How To Make An Apology
I was thinking to myself, people generally do not get how to do apologies. There should be a tutorial. Apologies are a major life skill.
I am good at apologies. Because, I know each and every weasel I'm thinking of slipping in there, and I weed them out. Cause if you put them in it's not a real apology. So here's my advice:
First, basic rule: don't say you're sorry if you're not. This can be hard if you are mad at something they've done wrong. In such a situation, repeat to yourself: "it is true that they did XYZ, but that doesn't excuse my behavior." (Cause it generally doesn't) Ask yourself, if I were perfect, what would I have done? ...it's probably different from what you actually did. And if not, why the hell are you apologizing?? That just makes you a liar. But this is unlikely; in my experience everyone is always doing something wrong.
Tips on the apology itself:
1) Admit that you were wrong. you'd be surprised how many people fuck this bit up. Don't slide around it. Take it on squarely. Jump right into that pool of cold water. It's not so bad as you think. And it's 90% of what the other person wants to hear.
2) Ignore what they did wrong, at least for the duration of the apology. Even if you believe you weren't entirely wrong, figure out some part of what you did that was wrong, and apologize for that.
3) do not add, "but..." I cannot stress this enough. If you add "but," it's no longer an apology. Do not even bother giving an apology that contains a "but."
4) do not say, "I'm sorry if...." e.g. I'm sorry if I hurt your feelings. I'm sorry if I was wrong. What you are trying to do here is pretend that there is a possibility that you didn't do anything wrong. Dude, you know you hurt person X's feelings, that's why you're apologizing. cut the weaseling. It's "I'm sorry I hurt your feelings," or just shut the fuck up.
5) there generally needs to be some explanation (i.e. "I just wasn't thinking"). But do not try to slip some blame onto the other person in the explanation. You know, in some sketchy, scheming part of your mind, when you are doing this. Try to keep explanation down to one sentence to avoid temptation. "I overreacted and said things I shouldn't have," = good. "I was angry because when you said XYZ, it pushed my buttons..." = bad.

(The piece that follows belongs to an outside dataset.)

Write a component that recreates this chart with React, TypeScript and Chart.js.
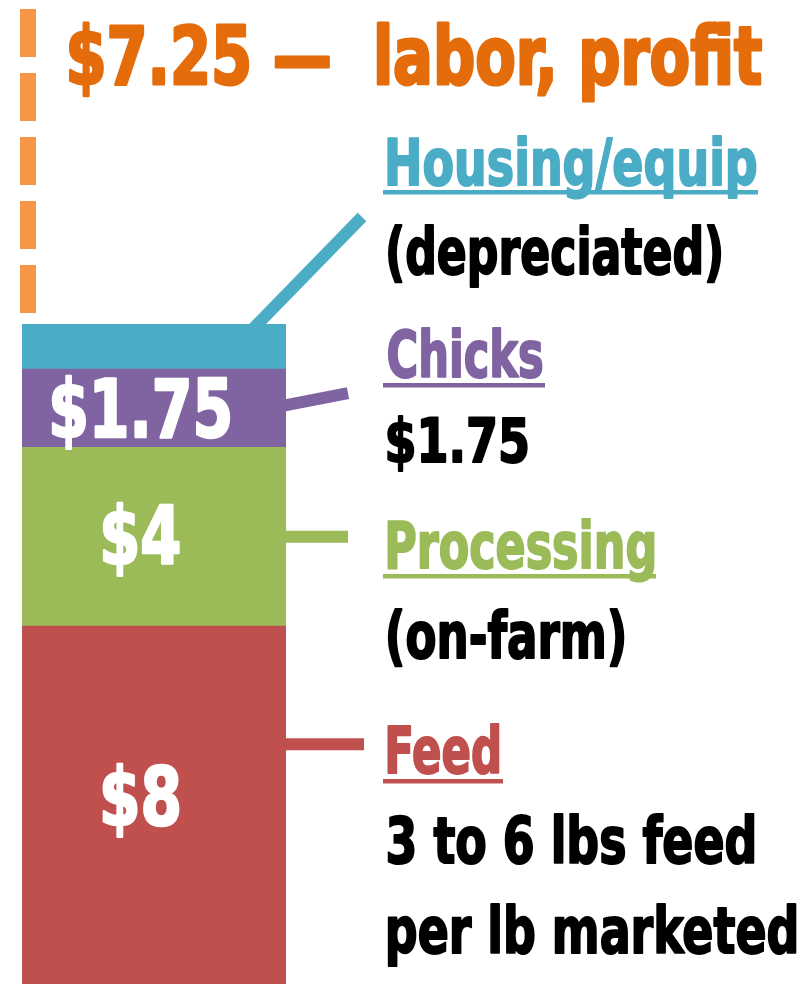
import React, { useEffect, useRef } from "react";
import { Chart, registerables } from "chart.js";

Chart.register(...registerables);

// ---- data ----
const categories = ["Cost per bird"];
const segmentNames = ["Feed", "Processing", "Chicks", "Housing/equip", "Labor, profit"];
const segmentValues = [8, 4, 1.75, 1, 7.25];
const segmentColors = ["#C0504D", "#9BBB59", "#8064A2", "#4BACC6", "rgba(0,0,0,0)"];
const barLabels = ["$8", "$4", "$1.75", "", ""];
const titleText = "$7.25 \u2014  labor, profit";

const FONT = "'DejaVu Sans Condensed', 'DejaVu Sans', sans-serif";

type TextSpec = { text: string; x: number; w: number; base: number; color: string; size: number; ul?: [number, number, number]; bold?: number };

const annotations: TextSpec[] = [
  { text: "Housing/equip", x: 387, w: 370, base: 185, color: "#4BACC6", size: 64, ul: [383, 758, 190] },
  { text: "(depreciated)", x: 387, w: 335, base: 274, color: "#000000", size: 64 },
  { text: "Chicks", x: 387, w: 156, base: 377, color: "#8064A2", size: 64, ul: [383, 545, 383] },
  { text: "$1.75", x: 387, w: 141, base: 462, color: "#000000", size: 60 },
  { text: "Processing", x: 387, w: 268, base: 568, color: "#9BBB59", size: 64, ul: [383, 656, 574] },
  { text: "(on-farm)", x: 387, w: 238, base: 658, color: "#000000", size: 64 },
  { text: "Feed", x: 387, w: 113, base: 773, color: "#C0504D", size: 64, ul: [383, 503, 779] },
  { text: "3 to 6 lbs feed", x: 387, w: 368, base: 863, color: "#000000", size: 64 },
  { text: "per lb marketed", x: 387, w: 410, base: 953, color: "#000000", size: 64 },
];

function drawFitted(ctx: CanvasRenderingContext2D, t: TextSpec) {
  ctx.save();
  ctx.font = `bold ${t.size}px ${FONT}`;
  ctx.textBaseline = "alphabetic";
  ctx.textAlign = "left";
  const m = ctx.measureText(t.text);
  const left = m.actualBoundingBoxLeft;
  const width = m.actualBoundingBoxRight + m.actualBoundingBoxLeft;
  const extra = t.bold ?? 2;
  const sx = (t.w - extra) / width;
  ctx.translate(t.x + extra / 2, t.base);
  ctx.scale(sx, 1);
  ctx.fillStyle = t.color;
  ctx.strokeStyle = t.color;
  ctx.lineJoin = "round";
  ctx.lineWidth = extra;
  ctx.fillText(t.text, left, 0);
  ctx.strokeText(t.text, left, 0);
  ctx.restore();
  if (t.ul) {
    ctx.save();
    ctx.fillStyle = t.color;
    ctx.fillRect(t.ul[0], t.ul[2], t.ul[1] - t.ul[0], 4.5);
    ctx.restore();
  }
}

const decorPlugin = {
  id: "decor",
  beforeDatasetsDraw(chart: any) {
    const ctx: CanvasRenderingContext2D = chart.ctx;
    const el = (i: number) => chart.getDatasetMeta(i).data[0];
    const feed = el(0), proc = el(1), chick = el(2), house = el(3);
    const right = feed.x + feed.width / 2;
    ctx.save();
    ctx.lineWidth = 12;
    ctx.lineCap = "butt";
    // housing leader (diagonal)
    ctx.strokeStyle = "#4BACC6";
    ctx.beginPath();
    ctx.moveTo(247.7, house.y + 10);
    ctx.lineTo(362, 217);
    ctx.stroke();
    // chicks leader
    const chickMid = (chick.y + chick.base) / 2;
    ctx.strokeStyle = "#8064A2";
    ctx.beginPath();
    ctx.moveTo(right - 10, chickMid - 1);
    ctx.lineTo(348, chickMid - 15);
    ctx.stroke();
    // processing leader
    const procMid = (proc.y + proc.base) / 2;
    ctx.strokeStyle = "#9BBB59";
    ctx.beginPath();
    ctx.moveTo(right - 10, procMid);
    ctx.lineTo(348, procMid);
    ctx.stroke();
    // feed leader
    const feedY = feed.y + (feed.base - feed.y) * 0.33;
    ctx.strokeStyle = "#C0504D";
    ctx.beginPath();
    ctx.moveTo(right - 10, feedY);
    ctx.lineTo(364, feedY);
    ctx.stroke();
    ctx.restore();
  },
  afterDraw(chart: any) {
    const ctx: CanvasRenderingContext2D = chart.ctx;
    const meta = chart.getDatasetMeta(4).data[0];
    const left = meta.x - meta.width / 2;
    // dashed labor/profit line
    ctx.save();
    ctx.strokeStyle = "#F79646";
    ctx.lineWidth = 16;
    ctx.setLineDash([48, 16]);
    ctx.beginPath();
    ctx.moveTo(left + 6, meta.y + 9);
    ctx.lineTo(left + 6, meta.base - 11);
    ctx.stroke();
    ctx.restore();

    // title
    drawFitted(ctx, { text: titleText, x: 68, w: 695, base: 84, color: "#E46C0A", size: 81, bold: 3 });

    // bar value labels
    const barLabelSpecs: Record<number, { w: number; dy: number }> = {
      0: { w: 78, dy: -10 },
      1: { w: 78, dy: -3 },
      2: { w: 180, dy: -1 },
    };
    for (let i = 0; i < 3; i++) {
      const e = chart.getDatasetMeta(i).data[0];
      const mid = (e.y + e.base) / 2 + barLabelSpecs[i].dy;
      const w = barLabelSpecs[i].w;
      drawFitted(ctx, { text: barLabels[i], x: e.x - 13 - w / 2, w, base: mid + 30, color: "#FFFFFF", size: 80, bold: 2.5 });
    }

    annotations.forEach((t) => drawFitted(ctx, t));
  },
};

export default function App() {
  const ref = useRef<HTMLCanvasElement | null>(null);
  useEffect(() => {
    if (!ref.current) return;
    const chart = new Chart(ref.current, {
      type: "bar",
      data: {
        labels: categories,
        datasets: segmentNames.map((name, i) => ({
          label: name,
          data: [segmentValues[i]],
          backgroundColor: segmentColors[i],
          borderWidth: 0,
          barPercentage: 1,
          categoryPercentage: 1,
        })),
      },
      options: {
        animation: false,
        responsive: false,
        devicePixelRatio: 1,
        layout: { padding: { left: 22, right: 526, top: 0, bottom: 1 } },
        plugins: { legend: { display: false }, tooltip: { enabled: false }, title: { display: false } },
        scales: {
          x: { stacked: true, display: false },
          y: { stacked: true, display: false, min: 0, max: 22 },
        },
      },
      plugins: [decorPlugin],
    });
    return () => chart.destroy();
  }, []);
  return (
    <div style={{ position: "fixed", left: 0, top: 0, width: 812, height: 985, background: "#fff" }}>
      <canvas ref={ref} width={812} height={985} style={{ width: 812, height: 985, display: "block" }} />
    </div>
  );
}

6) Also, don't let explanation become justification. Keep firmly in mind that whatever the situation, you did something wrong. No matter how dumb the other person is, they know exactly what you're doing when you're spinning a long tale "explaining." You're telling them all the reasons why really, you're not sorry at all, or at least why you shouldn't be.

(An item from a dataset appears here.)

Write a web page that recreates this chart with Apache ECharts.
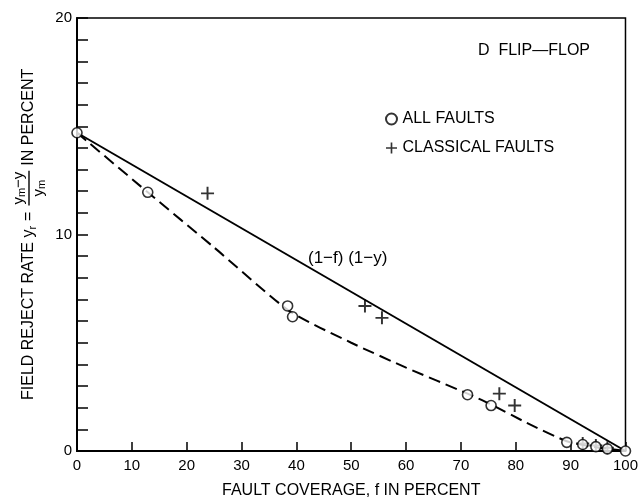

7) Don't lie. "I didn't mean to hurt you." Yes you did. "I didn't know." Of course you knew. "I thought it would be ok." No you didn't. This is ass-covering. Cut it out.
8) don't end with "I hope you can forgive me." you see what you just did? Suddenly it's all on their shoulders. you're laying a guilt-trip obligation on them. If they don't forgive they are jerks. blah. This will make most people bristle, though they might not know why. Also, it sounds like you're signing off. "sorry, hope you can forgive me, bye." You're not invested in making it up to them. You're done with it just hope they can forgive you. lame lame lame.
9) style points: you get extra points for sincere praise, indications that you understand and appreciate their position, and statements about how you will reform and try not to be a jerk anymore (so long as you mean it).
If you follow these rules, you will most likely produce a very good apology, and the world will instantly be a better place. Also, odds are they will probably apologize back for what they did wrong. That is the hidden toy at the bottom of the apology cereal box.